Whilst the Council feels that there are benefits from implementing such a proposal and there is not a feasible alternative we do accept that the implications of this change are too significant for residents in the area to accept given the current level of traffic.

We have therefore decided not to pursue this proposal.

Yours faithfully

Richard Ponchaud, Assistant Engineer (Transport Projects Implementation), Oxfordshire Highways

Oxfordshire County Council (OCC) has dropped its proposal to make Moreton Road (B4495) one-way as a result of local response opposed to the proposal by local residents whose streets stood to absorb a very large increase in motor traffic.

This decision reveals a laudable sensitivity on the part of the OCC Highways Department to the needs of residents to preserve the integrity of their streets as living spaces. Although this may seem like small beer to those who dont live on or near Beech Croft Road and adjacent streets, This is a big moment in the development of Oxfordshire road engineering philosophy.

The Road-Witch Trial would like to thank the OCC's Highways Department, especially Enginner Richard Ponchaud, for making a difficult decision and putting people before facilitating traffic flow. When a lot of work has been done by a government department, it is very difficult to chuck it out in one stroke, and ROAD WITCH recognises this as nothing short of courageous.

ROAD WITCH is hoping to build on this tremendous opportunity to work with the OCC Highway Engineers to solve the problem with the problematic intersection.
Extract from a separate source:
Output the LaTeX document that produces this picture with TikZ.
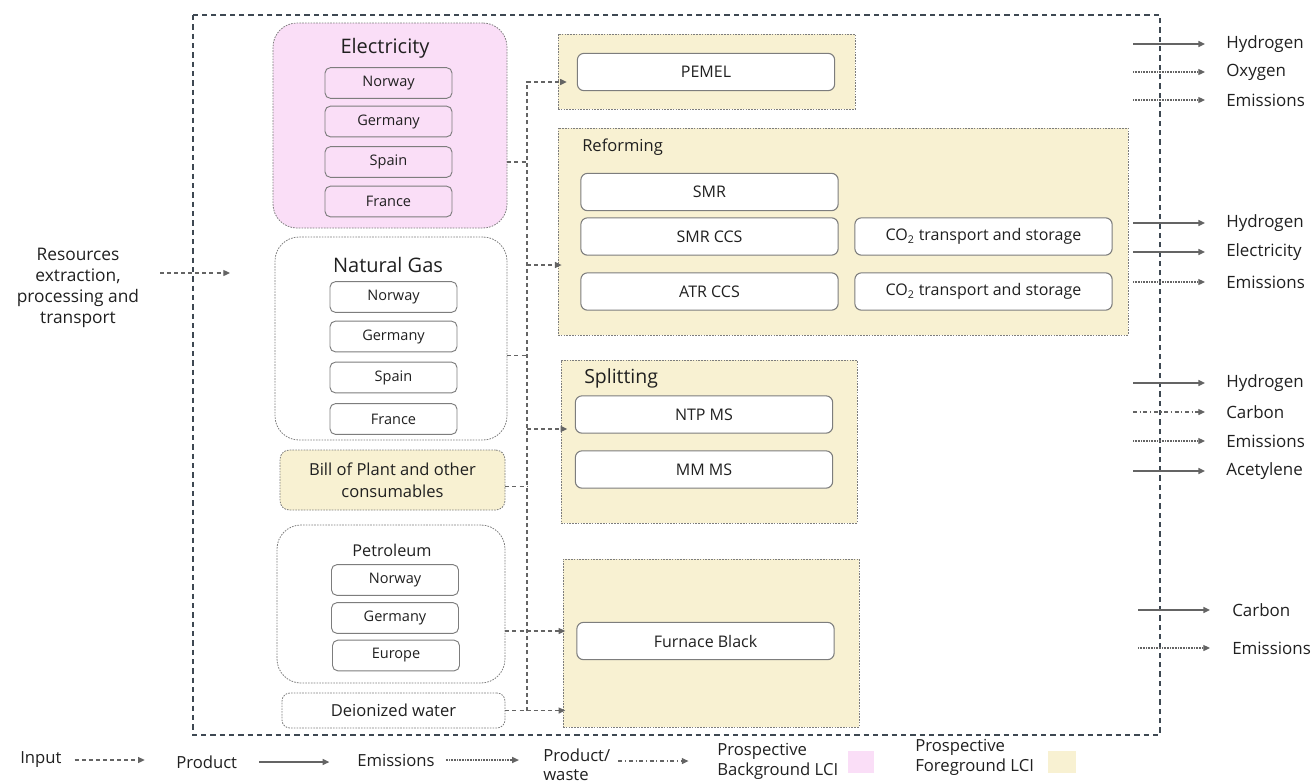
\documentclass[tikz,border=0pt]{standalone}
\usepackage{fontspec}
\setmainfont{Open Sans}
\usepackage{tikz}
\usetikzlibrary{arrows.meta}
\definecolor{bgpink}{RGB}{250,222,247}
\definecolor{fgcream}{RGB}{248,241,210}
\definecolor{edgegray}{RGB}{125,125,125}
\definecolor{flowgray}{RGB}{100,100,100}
\definecolor{framegray}{RGB}{62,72,82}
\definecolor{txtgray}{RGB}{32,32,32}

\begin{document}
\begin{tikzpicture}[x=0.75pt,y=-0.75pt]
\tikzstyle{every node}+=[inner sep=0pt,text=txtgray]
\tikzstyle{group}=[draw=edgegray,line width=0.6pt,dash pattern=on 1.2pt off 0.9pt]
\tikzstyle{source}=[group,rounded corners=18pt]
\tikzstyle{stage}=[group,fill=fgcream]
\tikzstyle{country}=[draw=edgegray,line width=0.7pt,fill=white,rounded corners=4pt,minimum width=95.25pt,minimum height=23pt,font=\fontsize{10.9}{13}\selectfont]
\tikzstyle{unit}=[draw=edgegray,line width=0.8pt,fill=white,rounded corners=5pt,minimum width=193pt,minimum height=28pt,font=\fontsize{12}{14}\selectfont]
\tikzstyle{flow}=[draw=flowgray,-{Triangle[length=5pt,width=4.5pt]}]
\tikzstyle{feed}=[flow,line width=0.9pt,dash pattern=on 3pt off 2.3pt]
\tikzstyle{prodflow}=[flow,line width=1.1pt]
\tikzstyle{emisflow}=[flow,line width=0.8pt,dash pattern=on 0.7pt off 0.5pt]
\tikzstyle{wasteflow}=[flow,line width=0.9pt,dash pattern=on 3pt off 2pt on 0.8pt off 2pt]
\tikzstyle{outlabel}=[anchor=west,font=\fontsize{12.7}{15}\selectfont]
\tikzstyle{legend}=[anchor=west,align=left,font=\fontsize{12.5}{15}\selectfont]
\useasboundingbox (0,0) rectangle (1312,783);

% system boundary
\draw[framegray,line width=0.9pt,dash pattern=on 4pt off 3pt] (193,15) rectangle (1160,735);

% resources
\node[align=center,font=\fontsize{13}{15.75}\selectfont] (res) at (78,288) {Resources\\extraction,\\processing and\\transport};
\coordinate (resin) at (160,273);
\coordinate (resout) at (230,273);
\draw[feed] (resin) -- (resout);

% electricity
\node[source,fill=bgpink,minimum width=175.5pt,minimum height=153.75pt] (elec) at (390,125.5) {};
\node[font=\fontsize{15}{18}\selectfont] (electitle) at (385,48) {Electricity};
\node[country,fill=bgpink] (elnor) at (388.5,83) {Norway};
\node[country,fill=bgpink] (elger) at (388.5,121.5) {Germany};
\node[country,fill=bgpink] (elspa) at (388.5,162) {Spain};
\node[country,fill=bgpink] (elfra) at (388.5,201.5) {France};

% natural gas
\node[source,fill=white,minimum width=174pt,minimum height=152.25pt] (ng) at (391,338.5) {};
\node[font=\fontsize{15}{18}\selectfont] (ngtitle) at (388,265) {Natural Gas};
\node[country] (ngnor) at (393.5,297) {Norway};
\node[country] (ngger) at (393.5,336.5) {Germany};
\node[country] (ngspa) at (393.5,377.5) {Spain};
\node[country] (ngfra) at (393.5,419) {France};

% bill of plant
\node[group,fill=fgcream,rounded corners=7pt,minimum width=168.75pt,minimum height=45pt,align=center,font=\fontsize{12.4}{16.5}\selectfont] (bill) at (392.5,480) {Bill of Plant and other\\consumables};

% petroleum
\node[source,fill=white,minimum width=171pt,minimum height=118.5pt] (petro) at (391,604) {};
\node[font=\fontsize{12.2}{15}\selectfont] (petrotitle) at (392,550) {Petroleum};
\node[country] (ptnor) at (395,580) {Norway};
\node[country] (ptger) at (395,618) {Germany};
\node[country] (pteur) at (396,655.5) {Europe};

% deionized water
\node[group,fill=white,rounded corners=6pt,minimum width=167.25pt,minimum height=26.25pt,font=\fontsize{12.4}{15}\selectfont] (dwater) at (393.5,710.5) {Deionized water};

% foreground stages
\node[stage,minimum width=222.75pt,minimum height=56.25pt] (pemelgrp) at (706.5,71.5) {};
\node[unit] (pemel) at (706,72) {PEMEL};

\node[stage,minimum width=427.5pt,minimum height=155.25pt] (reform) at (843,231.5) {};
\node[anchor=west,font=\fontsize{12.4}{15}\selectfont] (reftitle) at (582,147) {Reforming};
\node[unit] (smr) at (709.5,192) {SMR};
\node[unit] (smrccs) at (709.5,236.5) {SMR CCS};
\node[unit] (atrccs) at (709.5,291.5) {ATR CCS};
\node[unit] (cotwo) at (983.5,236.5) {CO\textsubscript{2} transport and storage};
\node[unit] (cothree) at (983.5,291.5) {CO\textsubscript{2} transport and storage};

\node[stage,minimum width=222pt,minimum height=122.25pt] (split) at (709,441.5) {};
\node[anchor=west,font=\fontsize{14.6}{17}\selectfont] (splittitle) at (584,378) {Splitting};
\node[unit] (ntpms) at (704,414.5) {NTP MS};
\node[unit] (mmms) at (704,469.5) {MM MS};

\node[stage,minimum width=222pt,minimum height=126pt] (furnace) at (711,643) {};
\node[unit] (fblack) at (705.5,641) {Furnace Black};

% input bus
\coordinate (bustop) at (527,82);
\coordinate (busbot) at (527,711);
\draw[feed,shorten >=7.5pt] (busbot) -- (bustop) -- (bustop -| pemel.west);
\draw[feed,-] (elspa.east -| elec.east) -- (elspa -| bustop);
\draw[feed,shorten >=-3pt] (ngtitle -| bustop) -- (ngtitle -| reform.west);
\draw[feed,-] ([yshift=-13pt]ng.east) -- ([yshift=-13pt]ng.east -| bustop);
\draw[feed,shorten >=-5pt] ([yshift=9.4pt]split.west -| bustop) -- ([yshift=9.4pt]split.west);
\draw[feed,-] ([yshift=-5pt]bill.east) -- ([yshift=-5pt]bill.east -| bustop);
\draw[feed,shorten >=-2pt] ([yshift=-20.25pt]petro.east) -- ([yshift=-20.25pt]petro.east -| furnace.west);
\draw[feed,shorten >=-2pt] (dwater.east) -- (dwater.east -| furnace.west);

% outputs
\foreach \yy/\lbl/\kind/\nm in {44/Hydrogen/prodflow/oha, 72/Oxygen/emisflow/oox, 100/Emissions/emisflow/oea,
  223/Hydrogen/prodflow/ohb, 252/Electricity/prodflow/oel, 282/Emissions/emisflow/oeb,
  383/Hydrogen/prodflow/ohc, 412/Carbon/wasteflow/oca, 441/Emissions/emisflow/oec, 471/Acetylene/prodflow/oac}
{
  \node[outlabel] (\nm) at (1226,\yy) {\lbl};
  \draw[\kind,shorten >=15.75pt] ([xshift=-69.75pt]\nm.west) -- (\nm.west);
}
\node[outlabel] (ocb) at (1232,610) {Carbon};
\draw[prodflow,shorten >=16.5pt] ([xshift=-70.5pt]ocb.west) -- (ocb.west);
\node[outlabel] (oed) at (1232,648) {Emissions};
\draw[emisflow,shorten >=16.5pt] ([xshift=-70.5pt]oed.west) -- (oed.west);

% legend
\node[legend] (lin) at (20,760) {Input};
\draw[feed] ([xshift=9.75pt]lin.east) -- ++(70,0);
\node[legend] (lprod) at (176,762) {Product};
\draw[prodflow] ([xshift=16.5pt]lprod.east) -- ++(70,0);
\node[legend] (lemis) at (357,760) {Emissions};
\draw[emisflow] ([xshift=8.25pt]lemis.east) -- ++(73,0);
\node[legend,font=\fontsize{12.5}{14.2}\selectfont] (lpw) at (543,764.5) {Product/\\waste};
\draw[wasteflow] ([xshift=6pt,yshift=2.6pt]lpw.east) -- ++(70,0);
\node[legend] (lbg) at (717,761) {Prospective\\Background LCI};
\node[fill=bgpink,minimum width=20pt,minimum height=17pt] (sqbg) at (861,762) {};
\node[legend] (lfg) at (915,757) {Prospective\\Foreground LCI};
\node[fill=fgcream,minimum width=21pt,minimum height=17pt] (sqfg) at (1062,762) {};
\end{tikzpicture}
\end{document}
Locals who use the intersection in many different capacities and at different times of day have a deep understanding of the complex interchange, and may be useful in coming up with a creative, effective, and ground-breaking solution to the problems caused by this junction. We hope to help make the OCC Highways Engineers look good, pull a rabbit out of a hat and give them full credit when a solution is arrived at; one which reveals a deeper understanding of the psychology of road use, and one that helps keep motorised traffic moving while improving pedestrian amenity.

To this end, we will be imploring the OCC to model the motor/pedestrian/traffic flow with a re-designed signal sequence and placement. Alas, the software the OCC uses is well out of date with modern road-use philosophy, and takes no account of pedestrian and cyclist behaviour! So this will take some work. There are some beautiful new solutions to this sort of problem that have precedents in Scandinavia and The Netherlands, as well as some revolutionary research in the UK and in Australia to draw upon.

The OCC Highways Department's decision has created unusual goodwill between citizen and civil servant, and ROAD WITCH hopes to make the most of it.